Imagine a game of chance where you can only be on positions 'A', 'B' or 'C'. Suppose these are the rules:
A | B | C | |
---|---|---|---|
If you're currently on 'A' | .05 | .03 | .02 |
A | B | C | |
---|---|---|---|
If you're currently on 'B' | .04 | .02 | .04 |
A | B | C | |
---|---|---|---|
If you're currently on 'C' | .03 | .01 | .06 |
These could be combined into one matrix:
The probability you'll end up here → | A | B | C |
---|---|---|---|
If you're currently on 'A' | .05 | .03 | .02 |
If you're currently on 'B' | .04 | .02 | .04 |
If you're currently on 'C' | .03 | .01 | .06 |
Or, just...
A | B | C | |
---|---|---|---|
A | .05 | .03 | .02 |
B | .04 | .02 | .04 |
C | .03 | .01 | .06 |
where each row represents an 'input state' (where you are now) and each column represents an 'output state" (where you'll end up next). Let's call this "Matrix M"

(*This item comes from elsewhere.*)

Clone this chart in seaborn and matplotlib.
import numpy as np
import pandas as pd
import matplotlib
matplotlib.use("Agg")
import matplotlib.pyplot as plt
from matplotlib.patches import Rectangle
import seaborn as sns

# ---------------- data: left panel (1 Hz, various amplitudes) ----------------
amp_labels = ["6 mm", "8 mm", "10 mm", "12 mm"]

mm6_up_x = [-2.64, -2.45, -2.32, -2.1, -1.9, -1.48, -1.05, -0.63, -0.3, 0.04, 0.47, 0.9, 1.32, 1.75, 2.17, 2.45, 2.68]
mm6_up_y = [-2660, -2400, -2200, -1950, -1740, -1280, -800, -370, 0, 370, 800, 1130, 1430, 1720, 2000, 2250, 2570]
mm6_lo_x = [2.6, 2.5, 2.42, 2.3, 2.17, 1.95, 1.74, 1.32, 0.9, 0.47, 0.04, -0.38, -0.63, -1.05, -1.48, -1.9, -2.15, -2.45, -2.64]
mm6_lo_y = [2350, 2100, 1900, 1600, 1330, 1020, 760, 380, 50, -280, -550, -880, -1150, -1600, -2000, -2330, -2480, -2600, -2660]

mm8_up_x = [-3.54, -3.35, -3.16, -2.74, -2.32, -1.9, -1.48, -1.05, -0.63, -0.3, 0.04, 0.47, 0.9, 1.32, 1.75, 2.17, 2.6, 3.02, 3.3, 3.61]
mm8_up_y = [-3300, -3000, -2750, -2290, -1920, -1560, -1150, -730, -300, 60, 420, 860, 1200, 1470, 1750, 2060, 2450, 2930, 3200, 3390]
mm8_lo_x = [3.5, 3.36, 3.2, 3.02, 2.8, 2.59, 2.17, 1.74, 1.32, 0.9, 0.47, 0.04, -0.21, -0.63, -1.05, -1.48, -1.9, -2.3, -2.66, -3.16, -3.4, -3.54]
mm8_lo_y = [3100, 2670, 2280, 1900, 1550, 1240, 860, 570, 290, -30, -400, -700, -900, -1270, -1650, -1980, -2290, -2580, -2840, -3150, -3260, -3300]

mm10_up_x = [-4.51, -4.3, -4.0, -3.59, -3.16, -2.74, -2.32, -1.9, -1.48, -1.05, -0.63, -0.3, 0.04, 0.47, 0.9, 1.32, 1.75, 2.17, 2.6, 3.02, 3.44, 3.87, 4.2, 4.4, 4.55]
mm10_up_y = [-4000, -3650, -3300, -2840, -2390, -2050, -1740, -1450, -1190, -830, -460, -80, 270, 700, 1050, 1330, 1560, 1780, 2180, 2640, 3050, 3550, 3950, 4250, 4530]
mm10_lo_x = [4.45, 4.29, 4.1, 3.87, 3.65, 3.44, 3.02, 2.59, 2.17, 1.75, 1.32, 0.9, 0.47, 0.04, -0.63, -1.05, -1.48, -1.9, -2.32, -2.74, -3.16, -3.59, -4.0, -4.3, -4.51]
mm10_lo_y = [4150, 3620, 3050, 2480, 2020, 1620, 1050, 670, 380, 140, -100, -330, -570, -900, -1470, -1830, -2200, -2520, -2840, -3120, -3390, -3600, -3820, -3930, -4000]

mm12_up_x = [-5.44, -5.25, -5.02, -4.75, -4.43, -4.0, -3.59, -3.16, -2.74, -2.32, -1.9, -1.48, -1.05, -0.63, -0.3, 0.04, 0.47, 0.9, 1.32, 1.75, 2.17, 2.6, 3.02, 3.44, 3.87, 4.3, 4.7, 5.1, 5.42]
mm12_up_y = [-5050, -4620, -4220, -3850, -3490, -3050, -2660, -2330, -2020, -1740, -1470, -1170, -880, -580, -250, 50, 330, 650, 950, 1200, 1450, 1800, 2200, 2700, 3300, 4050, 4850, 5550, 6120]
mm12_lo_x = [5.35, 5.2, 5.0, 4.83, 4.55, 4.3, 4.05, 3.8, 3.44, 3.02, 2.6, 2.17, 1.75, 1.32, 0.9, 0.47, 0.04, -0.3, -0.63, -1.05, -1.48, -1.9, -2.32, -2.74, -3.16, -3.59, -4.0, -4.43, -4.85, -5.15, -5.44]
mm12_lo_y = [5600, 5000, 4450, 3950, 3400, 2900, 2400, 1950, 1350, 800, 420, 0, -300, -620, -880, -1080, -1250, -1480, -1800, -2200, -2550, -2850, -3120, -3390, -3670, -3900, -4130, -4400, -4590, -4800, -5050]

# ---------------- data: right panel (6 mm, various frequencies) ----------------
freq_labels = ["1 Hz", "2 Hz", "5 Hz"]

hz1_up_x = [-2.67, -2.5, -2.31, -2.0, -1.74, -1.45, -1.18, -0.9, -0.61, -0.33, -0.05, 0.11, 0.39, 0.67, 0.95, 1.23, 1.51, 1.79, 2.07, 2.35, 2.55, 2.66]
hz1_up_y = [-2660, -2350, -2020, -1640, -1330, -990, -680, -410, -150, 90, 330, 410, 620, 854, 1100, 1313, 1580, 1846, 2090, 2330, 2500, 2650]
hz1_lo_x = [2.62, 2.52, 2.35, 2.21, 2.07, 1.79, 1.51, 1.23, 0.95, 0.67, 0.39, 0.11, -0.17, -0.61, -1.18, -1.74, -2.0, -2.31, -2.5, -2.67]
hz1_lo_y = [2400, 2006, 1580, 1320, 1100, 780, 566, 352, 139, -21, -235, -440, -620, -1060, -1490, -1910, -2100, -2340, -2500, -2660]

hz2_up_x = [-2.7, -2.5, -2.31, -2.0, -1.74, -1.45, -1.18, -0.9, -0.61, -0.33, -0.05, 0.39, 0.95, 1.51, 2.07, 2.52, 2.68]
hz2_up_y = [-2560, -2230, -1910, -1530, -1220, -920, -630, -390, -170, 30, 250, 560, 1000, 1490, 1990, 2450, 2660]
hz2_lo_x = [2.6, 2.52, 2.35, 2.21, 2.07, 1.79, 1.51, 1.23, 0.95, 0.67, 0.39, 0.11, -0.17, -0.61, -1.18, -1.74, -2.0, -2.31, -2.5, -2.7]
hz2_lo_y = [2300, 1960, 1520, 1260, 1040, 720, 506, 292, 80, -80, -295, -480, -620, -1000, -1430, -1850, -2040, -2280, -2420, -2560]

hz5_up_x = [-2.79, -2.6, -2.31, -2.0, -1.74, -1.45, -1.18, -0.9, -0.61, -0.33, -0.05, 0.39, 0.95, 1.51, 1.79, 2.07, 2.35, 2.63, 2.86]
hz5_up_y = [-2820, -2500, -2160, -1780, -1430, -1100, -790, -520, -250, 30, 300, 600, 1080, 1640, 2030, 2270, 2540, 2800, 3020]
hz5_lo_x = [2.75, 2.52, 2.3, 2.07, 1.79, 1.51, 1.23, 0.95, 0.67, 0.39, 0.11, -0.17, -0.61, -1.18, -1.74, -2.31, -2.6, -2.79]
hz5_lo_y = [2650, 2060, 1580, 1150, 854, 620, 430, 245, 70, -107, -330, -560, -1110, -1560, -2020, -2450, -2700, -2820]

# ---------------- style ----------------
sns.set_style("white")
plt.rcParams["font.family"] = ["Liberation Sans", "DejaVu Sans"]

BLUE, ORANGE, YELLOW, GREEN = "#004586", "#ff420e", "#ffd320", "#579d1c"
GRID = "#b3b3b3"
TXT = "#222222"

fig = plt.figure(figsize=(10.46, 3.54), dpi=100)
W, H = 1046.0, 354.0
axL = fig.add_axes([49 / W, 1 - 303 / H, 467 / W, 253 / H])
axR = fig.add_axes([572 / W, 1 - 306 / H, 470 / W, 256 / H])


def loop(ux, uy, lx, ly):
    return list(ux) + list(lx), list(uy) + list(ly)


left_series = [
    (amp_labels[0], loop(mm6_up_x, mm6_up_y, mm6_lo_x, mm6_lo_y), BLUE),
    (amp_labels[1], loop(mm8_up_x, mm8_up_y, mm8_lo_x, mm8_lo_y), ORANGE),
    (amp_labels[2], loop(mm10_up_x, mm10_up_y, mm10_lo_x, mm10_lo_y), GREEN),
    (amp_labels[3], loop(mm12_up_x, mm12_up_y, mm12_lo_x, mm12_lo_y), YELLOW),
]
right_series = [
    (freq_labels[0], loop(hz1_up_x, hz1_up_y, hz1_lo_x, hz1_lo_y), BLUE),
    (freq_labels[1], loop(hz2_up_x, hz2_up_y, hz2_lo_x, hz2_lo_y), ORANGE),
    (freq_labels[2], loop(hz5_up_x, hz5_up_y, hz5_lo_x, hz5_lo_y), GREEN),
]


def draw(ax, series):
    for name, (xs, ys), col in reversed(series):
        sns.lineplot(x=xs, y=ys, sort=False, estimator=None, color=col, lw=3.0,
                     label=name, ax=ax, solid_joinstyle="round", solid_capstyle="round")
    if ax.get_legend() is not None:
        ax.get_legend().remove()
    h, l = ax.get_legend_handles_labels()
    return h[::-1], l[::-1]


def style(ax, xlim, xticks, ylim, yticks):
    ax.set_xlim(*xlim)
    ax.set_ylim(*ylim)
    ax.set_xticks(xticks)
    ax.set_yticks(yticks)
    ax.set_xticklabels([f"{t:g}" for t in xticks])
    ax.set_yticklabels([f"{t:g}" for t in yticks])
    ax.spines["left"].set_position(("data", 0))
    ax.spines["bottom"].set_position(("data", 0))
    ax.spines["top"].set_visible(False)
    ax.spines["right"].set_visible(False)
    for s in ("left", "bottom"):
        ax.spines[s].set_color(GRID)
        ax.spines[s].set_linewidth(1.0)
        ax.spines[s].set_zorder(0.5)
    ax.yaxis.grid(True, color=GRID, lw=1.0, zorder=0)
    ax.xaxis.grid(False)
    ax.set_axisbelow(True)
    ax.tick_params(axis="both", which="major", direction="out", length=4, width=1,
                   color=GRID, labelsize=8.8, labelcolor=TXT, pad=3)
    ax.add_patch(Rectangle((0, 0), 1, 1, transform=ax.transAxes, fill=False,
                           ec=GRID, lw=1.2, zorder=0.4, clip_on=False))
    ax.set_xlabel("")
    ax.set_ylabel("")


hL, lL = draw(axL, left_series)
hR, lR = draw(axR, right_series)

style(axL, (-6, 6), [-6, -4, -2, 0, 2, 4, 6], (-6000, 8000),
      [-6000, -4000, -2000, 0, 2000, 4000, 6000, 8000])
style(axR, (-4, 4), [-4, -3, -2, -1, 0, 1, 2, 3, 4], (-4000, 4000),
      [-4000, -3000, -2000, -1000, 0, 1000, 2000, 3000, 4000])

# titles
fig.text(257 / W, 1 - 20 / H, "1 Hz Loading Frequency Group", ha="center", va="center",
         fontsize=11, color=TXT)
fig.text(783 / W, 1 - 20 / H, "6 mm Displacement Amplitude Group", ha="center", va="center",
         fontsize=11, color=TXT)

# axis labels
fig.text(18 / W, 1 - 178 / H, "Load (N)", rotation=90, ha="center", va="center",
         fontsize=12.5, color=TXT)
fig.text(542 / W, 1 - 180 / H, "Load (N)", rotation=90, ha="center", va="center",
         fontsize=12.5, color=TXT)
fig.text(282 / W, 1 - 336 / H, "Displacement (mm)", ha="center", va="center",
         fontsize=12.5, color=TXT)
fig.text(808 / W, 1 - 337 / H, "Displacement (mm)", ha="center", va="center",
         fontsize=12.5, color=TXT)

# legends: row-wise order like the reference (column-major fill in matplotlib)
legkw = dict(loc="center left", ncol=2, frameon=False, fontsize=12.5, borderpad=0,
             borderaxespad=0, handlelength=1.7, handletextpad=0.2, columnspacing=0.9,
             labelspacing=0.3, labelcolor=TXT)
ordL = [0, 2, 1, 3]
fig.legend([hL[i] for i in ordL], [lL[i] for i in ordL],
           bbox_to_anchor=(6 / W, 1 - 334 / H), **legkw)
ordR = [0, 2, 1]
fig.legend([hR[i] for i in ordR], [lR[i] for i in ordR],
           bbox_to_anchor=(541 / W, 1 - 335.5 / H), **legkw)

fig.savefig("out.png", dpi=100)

The thing is, if you apply Matrix M to move from position A, B, or C to position A, B, or C, you could turn around and apply Matrix M to move again. And repeat that process as many times as you like. This was invented by the Russian mathematician Andrey Markov (1856–1922). And repeatedly applying a matrix like the one above is called a 'Markov Chain". It turns out that Markov Chains (or "Markov Process') are good at modeling all sorts of real world processes.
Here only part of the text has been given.